A TRIANGULATED COMPETENCY FRAMEWORK FOR CONTEMPORARY COMPUTER SCIENCE PROGRAMMES
The University of Hull (UNITED KINGDOM)
About this paper:
Conference name: 13th International Conference on Education and New Learning Technologies
Dates: 5-6 July, 2021
Location: Online Conference
Abstract:
Aligning student learning to demonstrable, practical competencies is at the heart of the Transforming Programmes process at the University of Hull (UK). This paper reports on the approach created by the Department of Computer Science and Technology (CST) to deliver a levelled set of programme competencies and innovative degree structures giving students the space to demonstrate them.
We set out to create, from first principles, a refreshed set of degree programmes, with triangulation across student view, industry views, staff views and recognise (ACM, IEEE, QAA & BCS) subject benchmarks. The aim of gathering this rich picture from multiple stakeholders and sector benchmarks is to personalise a new curriculum for CST at Hull. A consultation period was opened with industry partners, alumni, current students and staff to identify competencies. These were driven by what one would expect a graduate from these programmes to be able to do, or skills they should possess. We assumed that no modules existed, and were not constrained by what we did, but what we could do.
Once ideas were collated, affinity mapping and grouping occurred in line with the University’s definition of styles of competency. Module titles were drafted to give a meaningfully space to deliver the material pertaining to a programme competency. A key feature of our proposed module grid is what we term our Backbone structure, a large module running over the full year for each academic level/stage.
The following details the rationale for the Backbone Approach:
- Space to run both individual and group projects to ensure competency attainment and application in a group setting
- Time to build evidence of competency attainment over the two trimesters with reduced pressure and more inclusive assessment methods
- Overall reduction in complexity and assessment points
- Scope to allow students to bring skills from the degree-specific modules into a joint project setting.
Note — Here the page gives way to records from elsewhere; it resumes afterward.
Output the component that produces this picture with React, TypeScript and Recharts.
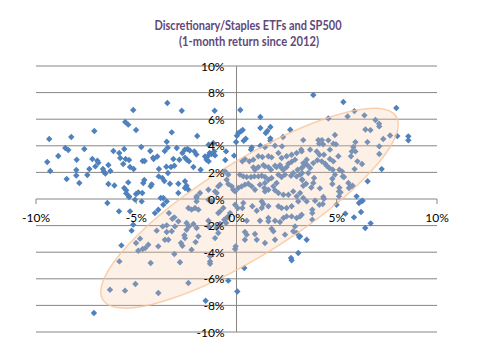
import { ScatterChart, Scatter, XAxis, YAxis, CartesianGrid, ReferenceLine } from "recharts"

// monthly returns (%): x = SP500, y = discretionary vs staples ETF spread
const farLeft = [
  [-9.34, 4.51], [-9.44, 2.78], [-9.29, 2.11], [-8.89, 3.23], [-8.24, 4.66], [-8.54, 3.83], [-8.39, 3.68], [-8.47, 1.5],
  [-7.97, 2.95], [-7.99, 2.18], [-7.99, 1.77], [-7.84, 1.2], [-7.59, 3.76], [-7.44, 1.8], [-7.34, 2.26], [-7.19, 3.01],
  [-7.09, 5.11], [-7.04, 2.45], [-6.94, 2.88], [-6.89, 2.73], [-6.66, 2.26], [-6.62, 2.05], [-6.54, 1.92], [-6.39, 2.56],
  [-6.39, 1.13], [-6.29, 2.11], [-6.14, 3.61], [-6.09, 1.02], [-5.85, 3.46], [-5.8, 3.08], [-5.65, 2.63], [-5.6, 3.76],
  [-5.55, 5.79], [-5.53, 3.01], [-5.4, 5.59], [-5.36, 2.93], [-5.4, 1.25], [-5.6, 0.83], [-5.5, 0.65], [-5.5, 0.42],
  [-5.31, 2.41], [-5.13, 2.26], [-5.15, 6.69], [-5.01, 5.19], [-5.36, 0.15], [-5.01, 0.38], [-4.9, 0.5], [-4.7, 0.45],
  [-4.75, 3.91], [-4.68, 2.86], [-4.58, 2.86], [-4.65, 1.2], [-4.6, 1.43], [-4.3, 3.61], [-4.28, 0.95], [-4.23, 1.1],
  [-4.16, 3.11], [-4.13, 3.01], [-3.95, 3.2], [-3.87, 2.26], [-3.88, 1.7], [-3.7, 1.58], [-3.6, 1.35], [-3.58, 3.61],
  [-3.48, 4.31], [-3.45, 7.22], [-3.5, 2.43], [-3.43, 3.86], [-3.42, 1.95], [-3.78, 0.08], [-3.65, 0.08],
]

const nearLeft = [
  [-2.73, 6.64], [-1.09, 6.64], [-3.23, 5.01], [-1.96, 4.74], [-2.98, 3.83], [-2.58, 3.71], [-2.45, 3.76], [-2.33, 3.65],
  [-2.1, 3.58], [-2.0, 3.35], [-2.7, 3.46], [-2.57, 3.11], [-2.47, 2.95], [-2.37, 2.83], [-2.85, 2.95], [-3.15, 3.01],
  [-3.27, 2.41], [-3.1, 2.5], [-2.15, 2.41], [-1.79, 2.2], [-1.57, 3.2], [-1.44, 3.2], [-1.34, 3.46], [-1.24, 3.38],
  [-1.11, 3.58], [-1.49, 2.95], [-1.39, 2.83], [-1.07, 3.28], [-0.52, 3.58], [-0.56, 2.93], [-0.12, 3.26], [-1.16, 4.21],
  [-1.39, 4.08], [-0.02, 4.29], [0.02, 4.76], [0.09, 4.96], [0.21, 5.08], [0.31, 5.19], [0.19, 6.69],
  [-0.57, 2.08], [-0.41, 1.83], [-0.49, 1.45], [-0.41, 1.13], [-0.24, 0.95], [-0.16, 0.7], [-0.07, 0.57], [-0.91, 0.95],
  [-0.82, 1.08], [-1.07, 0.57], [-0.99, 0.45], [-1.4, 0.7], [-1.82, 0.45], [-1.99, 0.2], [-2.9, 0.45], [-2.57, 1.33],
  [-2.49, 1.0], [-2.57, 0.83], [-2.4, 0.7], [-2.9, 1.15], [-3.32, 1.15],
]

const core = [
  [0.46, 4.53], [0.36, 4.38], [0.76, 3.88], [0.72, 3.71], [1.19, 6.17], [1.19, 5.34], [1.54, 5.11], [1.69, 5.41],
  [1.46, 4.96], [1.69, 4.56], [1.69, 4.38], [2.68, 5.21], [1.19, 4.01], [2.27, 3.96], [1.42, 3.9], [1.92, 4.01], [2.32, 4.66],
  [0.29, 2.83], [0.42, 3.01], [0.64, 2.83], [0.84, 2.96], [0.84, 2.38], [0.92, 2.2], [1.09, 2.4], [1.34, 2.55],
  [1.42, 2.45], [1.59, 2.4], [1.72, 2.2], [1.92, 2.5], [2.0, 2.4], [2.17, 2.55], [2.25, 2.33], [2.34, 2.2],
  [2.5, 2.4], [2.59, 2.65], [2.75, 2.8], [2.92, 2.96], [3.05, 2.2], [3.25, 2.33], [3.33, 2.7], [1.09, 3.21],
  [1.29, 3.16], [1.59, 3.21], [1.75, 3.13], [2.09, 3.46], [2.25, 3.08], [2.5, 3.21], [2.75, 3.33], [3.0, 3.46], [3.25, 3.58],
  [0.17, 1.83], [0.34, 1.7], [0.51, 1.65], [0.72, 1.65], [0.89, 1.7], [1.09, 1.7], [1.26, 1.75], [1.42, 1.65],
  [1.42, 1.2], [1.59, 1.45], [1.75, 1.58], [1.84, 0.95], [2.0, 1.2], [2.09, 1.83], [2.25, 1.65], [2.42, 1.83],
  [2.72, 1.75], [2.83, 1.95], [3.0, 1.7], [3.17, 1.83], [3.28, 1.45],
  [0.09, 0.83], [0.26, 0.95], [0.42, 1.08], [0.59, 1.15], [0.76, 0.95], [0.92, 0.7], [1.17, 1.08], [1.39, 0.83],
  [1.42, 0.57], [1.59, 0.7], [1.92, 0.65], [2.09, 0.45], [2.34, 0.32], [2.59, 0.32], [2.83, 0.57], [3.0, 0.2], [3.17, 0.45],
]

const upperRight = [
  [3.83, 7.82], [5.33, 7.29], [5.88, 6.61], [6.38, 6.29], [5.54, 6.21], [4.58, 6.06], [7.97, 6.84], [6.93, 5.94],
  [7.11, 5.66], [7.12, 5.46], [6.43, 5.23], [6.68, 5.18], [7.66, 4.78], [8.02, 4.73], [7.32, 4.51], [8.57, 4.71],
  [8.57, 4.41], [6.53, 4.28], [5.93, 4.28], [3.33, 4.43], [4.08, 4.43], [4.26, 4.43], [4.12, 4.16], [4.32, 4.11],
  [4.58, 4.41], [4.91, 4.81], [4.83, 4.16], [4.96, 4.11], [3.23, 3.71], [3.67, 3.71], [4.0, 3.58], [4.14, 3.33],
  [4.36, 3.33], [4.66, 3.71], [5.83, 3.91], [5.93, 3.58], [5.75, 3.58], [5.71, 3.21], [5.08, 3.21], [7.12, 3.96],
  [7.12, 3.38], [6.03, 2.83], [6.26, 2.63], [3.5, 2.96], [3.42, 2.7], [3.53, 2.55], [3.33, 2.45], [3.67, 2.33],
  [3.83, 2.7], [4.03, 2.91], [4.25, 2.83], [4.42, 2.65], [4.66, 3.01], [4.5, 2.5], [4.63, 2.33], [4.83, 2.83],
  [4.8, 2.2], [4.91, 1.83], [5.13, 2.2], [5.26, 2.08], [5.3, 1.7], [5.36, 1.65], [5.89, 2.25], [7.24, 2.25],
  [3.27, 1.95], [3.58, 1.95], [3.87, 1.58], [3.27, 1.45], [3.47, 1.15], [3.33, 1.0], [3.83, 1.2], [4.16, 0.8],
  [4.78, 1.52], [4.78, 1.13], [5.58, 1.2], [5.7, 0.95], [5.61, 0.83], [5.79, 1.0], [5.13, 0.85], [5.11, 0.57],
  [5.19, 0.5], [5.11, 0.2], [6.54, 1.33], [4.33, 0.15], [3.73, 0.87],
]

const lowerRight = [
  [5.99, 0.2], [6.11, -0.3], [6.21, -0.18], [6.29, -0.13], [6.21, -0.98], [5.86, -1.38], [5.43, -1.1], [6.42, -2.18],
  [6.69, -1.83], [3.5, -3.06], [3.78, -0.81], [3.78, -1.06], [3.78, -1.56], [4.13, -0.43], [4.3, -0.38], [4.36, 0.02],
  [3.92, -0.13], [3.5, -0.18], [3.33, 0.07], [4.99, -0.43], [3.17, -1.31], [3.17, -2.81],
  [2.72, -4.44], [2.75, -4.61], [3.08, -4.06], [3.13, -2.86], [0.39, -5.19], [0.04, -6.95],
  [0.34, -0.3], [0.29, -0.68], [0.06, -0.68], [-0.07, -0.43], [1.26, -0.18], [1.34, -0.38], [1.26, -0.68], [1.59, -0.55],
  [2.09, -0.55], [2.25, -0.68], [2.5, -0.68], [2.75, -0.55], [3.08, -0.18], [0.79, -0.55], [1.01, -0.88],
  [0.51, -1.63], [1.17, -1.63], [1.59, -1.43], [1.59, -1.68], [1.92, -1.63], [2.17, -1.73], [2.34, -1.43], [2.5, -1.31],
  [2.75, -1.31], [3.0, -1.43], [3.25, -1.18],
  [0.42, -2.48], [0.51, -2.68], [0.42, -3.06], [0.92, -2.63], [1.01, -3.06], [1.42, -3.31], [1.84, -2.43], [1.75, -2.23],
  [1.92, -3.06], [2.42, -2.68], [2.83, -2.43], [3.0, -2.56], [2.92, -2.06],
]

const lowerLeft = [
  [-0.41, -6.14], [-1.54, -7.65], [-2.4, -6.32], [-2.82, -4.76], [-0.07, -3.76], [-0.04, -3.56], [-1.32, -4.31], [-1.32, -4.87],
  [-1.32, -4.69], [-3.1, -4.14], [-2.24, -3.81], [-2.04, -3.24], [-2.7, -3.51], [-2.77, -3.31], [-3.23, -2.43], [-3.4, -3.06],
  [-2.49, -2.31], [-2.37, -2.06], [-2.49, -1.81], [-2.6, -2.73], [-2.57, -2.94], [-1.99, -2.18], [-2.15, -1.88], [-1.9, -2.81],
  [-3.1, -1.38], [-2.9, -1.68], [-3.07, -2.06], [-0.99, -2.18], [-0.91, -2.56], [-1.07, -2.94], [-0.82, -1.88], [-0.61, -1.56],
  [-0.49, -1.43], [-0.41, -1.31], [-0.32, -1.06], [-0.52, -1.81], [-1.4, -1.63], [-1.4, -2.06], [-2.4, -0.68], [-2.24, -0.8],
  [-2.07, -0.68], [-1.9, -0.8], [-1.99, 0.07], [-1.99, -0.18], [-0.91, -1.06], [-0.82, -0.93], [-0.66, -0.68], [-1.4, -0.05],
  [-1.24, -0.18], [-3.37, -1.06], [-3.2, -1.48],
  [-6.44, -0.3], [-5.86, -0.93], [-5.36, 0.2], [-5.06, -0.05], [-4.73, -0.18], [-5.31, -0.93], [-5.15, -1.93], [-5.23, -2.38],
  [-3.9, -0.81], [-3.65, -0.43], [-3.48, -0.18], [-4.07, -1.06], [-3.68, -2.06], [-3.48, -1.98], [-3.48, -2.48], [-3.98, -2.38],
  [-3.57, -3.06], [-5.74, -3.49], [-5.01, -3.31], [-4.81, -2.98], [-4.9, -3.89], [-4.68, -3.76], [-4.55, -3.69], [-4.4, -3.44],
  [-3.9, -3.56], [-4.28, -4.81], [-5.84, -4.69], [-6.31, -6.82], [-5.56, -6.89], [-5.04, -6.39], [-3.9, -7.07], [-7.11, -8.57],
]

// centre of the highlighted ellipse
const ellipseCenter = [[0.65, -0.69]]

const xTicks = [-10, -5, 0, 5, 10]
const yTicks = [-10, -8, -6, -4, -2, 0, 2, 4, 6, 8, 10]

const W = 478
const H = 343
const margin = { top: 66, right: 41, bottom: 10, left: 35 }
const PLOT_L = margin.left + 1
const PLOT_B = H - margin.bottom - 1
const ZERO_X = PLOT_L + (W - margin.right - PLOT_L) / 2
const ZERO_Y = margin.top + (PLOT_B - margin.top) / 2
const font = "Lato, 'Open Sans', sans-serif"

const points = [...farLeft, ...nearLeft, ...core, ...upperRight, ...lowerRight, ...lowerLeft].map(([x, y]) => ({ x, y }))
const ellipseData = ellipseCenter.map(([x, y]) => ({ x, y }))

function XTick({ x, payload }: any) {
  return (
    <g>
      <line x1={x} x2={x} y1={ZERO_Y} y2={ZERO_Y + 5} stroke="#868686" />
      <text x={x} y={ZERO_Y + 18} textAnchor="middle" dominantBaseline="central" fontFamily={font} fontSize={12} fill="#000">
        {`${payload.value}%`}
      </text>
    </g>
  )
}

function YTick({ y, payload }: any) {
  return (
    <text x={ZERO_X - 12} y={y} textAnchor="end" dominantBaseline="central" fontFamily={font} fontSize={12} fill="#000">
      {`${payload.value}%`}
    </text>
  )
}

const Diamond = ({ cx, cy }: any) => (
  <path d={`M${cx},${cy - 3.2}L${cx + 3.2},${cy}L${cx},${cy + 3.2}L${cx - 3.2},${cy}Z`} fill="#4F81BD" />
)

const Oval = ({ cx, cy }: any) => (
  <ellipse
    cx={cx}
    cy={cy}
    rx={173}
    ry={47}
    transform={`rotate(-32 ${cx} ${cy})`}
    fill="#F8C6A0"
    fillOpacity={0.26}
    stroke="#F9C49A"
    strokeOpacity={0.8}
    strokeWidth={1.5}
  />
)

export default function App() {
  return (
    <div style={{ position: "absolute", left: 0, top: 0, width: W, height: H, background: "#fff" }}>
      <ScatterChart width={W} height={H} margin={margin}>
        <CartesianGrid vertical={false} stroke="#868686" />
        <XAxis
          type="number"
          dataKey="x"
          domain={[-10, 10]}
          ticks={xTicks}
          interval={0}
          height={1}
          axisLine={false}
          tickLine={false}
          tick={(p: any) => <XTick {...p} />}
        />
        <YAxis
          type="number"
          dataKey="y"
          domain={[-10, 10]}
          ticks={yTicks}
          interval={0}
          width={1}
          axisLine={false}
          tickLine={false}
          tick={(p: any) => <YTick {...p} />}
        />
        <ReferenceLine x={0} stroke="#868686" />
        <Scatter data={points} shape={<Diamond />} isAnimationActive={false} />
        <Scatter data={ellipseData} shape={<Oval />} isAnimationActive={false} />
      </ScatterChart>
      <svg width={W} height={60} style={{ position: "absolute", left: 0, top: 0, pointerEvents: "none" }}>
        <text x={248} y={29.5} textAnchor="middle" fontFamily={font} fontWeight="bold" fontSize={13} fill="#5F497A" textLength={187} lengthAdjust="spacingAndGlyphs">
          Discretionary/Staples ETFs and SP500
        </text>
        <text x={249} y={45.5} textAnchor="middle" fontFamily={font} fontWeight="bold" fontSize={13} fill="#5F497A" textLength={140} lengthAdjust="spacingAndGlyphs">
          (1-month return  since 2012)
        </text>
      </svg>
    </div>
  )
}
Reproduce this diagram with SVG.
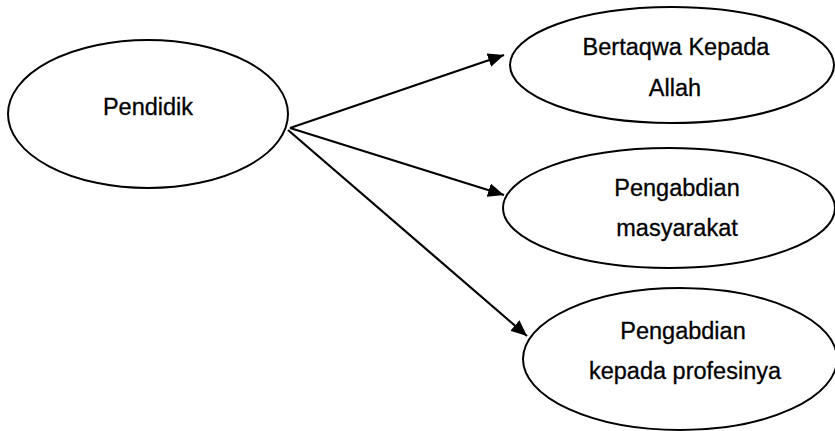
<svg xmlns="http://www.w3.org/2000/svg" width="835" height="431" viewBox="0 0 835 431">
<defs>
<marker id="arr" markerWidth="18" markerHeight="14" refX="16" refY="7" orient="auto" markerUnits="userSpaceOnUse">
<path d="M0,0 L16,7 L0,14 Z" fill="#000"/>
</marker>
<style>
.node ellipse{fill:#fff;stroke:#000;stroke-width:2}
.node text{font-family:"Liberation Sans",Arial,sans-serif;font-size:23.5px;fill:#000;stroke:#000;stroke-width:0.3;text-anchor:middle}
.edge{stroke:#000;stroke-width:2.2;fill:none;marker-end:url(#arr)}
</style>
</defs>
<rect width="835" height="431" fill="#fff"/>
<g id="connectors">
<line class="edge" x1="290" y1="128" x2="504" y2="55"/>
<line class="edge" x1="290" y1="128" x2="504" y2="195"/>
<line class="edge" x1="288" y1="130" x2="527" y2="336"/>
</g>
<g id="pendidik" class="node">
<ellipse cx="148" cy="114" rx="140" ry="74"/>
<text x="148" y="115">Pendidik</text>
</g>
<g id="bertaqwa" class="node">
<ellipse cx="672" cy="65" rx="162" ry="58"/>
<text x="676" y="55">Bertaqwa Kepada</text>
<text x="675" y="96">Allah</text>
</g>
<g id="masyarakat" class="node">
<ellipse cx="669" cy="208" rx="166" ry="60"/>
<text x="677" y="196">Pengabdian</text>
<text x="677" y="236">masyarakat</text>
</g>
<g id="profesi" class="node">
<ellipse cx="680" cy="359" rx="157" ry="71"/>
<text x="683" y="339">Pengabdian</text>
<text x="685" y="379">kepada profesinya</text>
</g>
</svg>
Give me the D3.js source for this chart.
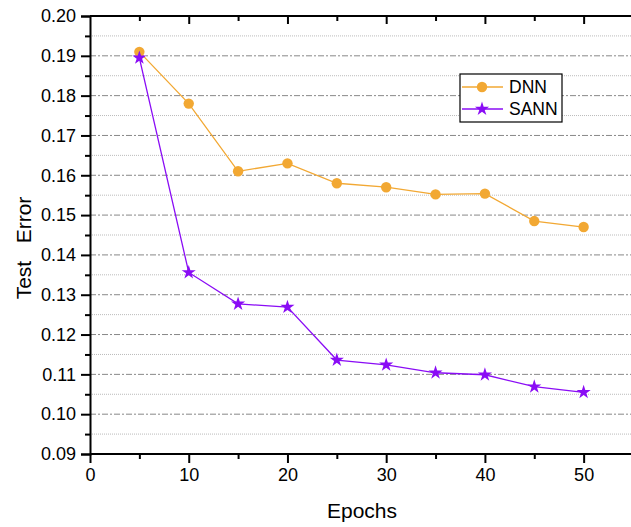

This approach allows us to use a spiral curriculum that develops through the stages of the programme.
This paper reports on the processes, both top-down and bottom up, that we used to design the degree programmes. It discuses areas we found challenging while creating levelled competencies that balance discipline specific content with graduate-level competencies and provides a reflection on staff engagement with substantial period of change.Keywords:
Competency Frameworks, Staff Engagement, Co-creation, Industry Ready Graduates.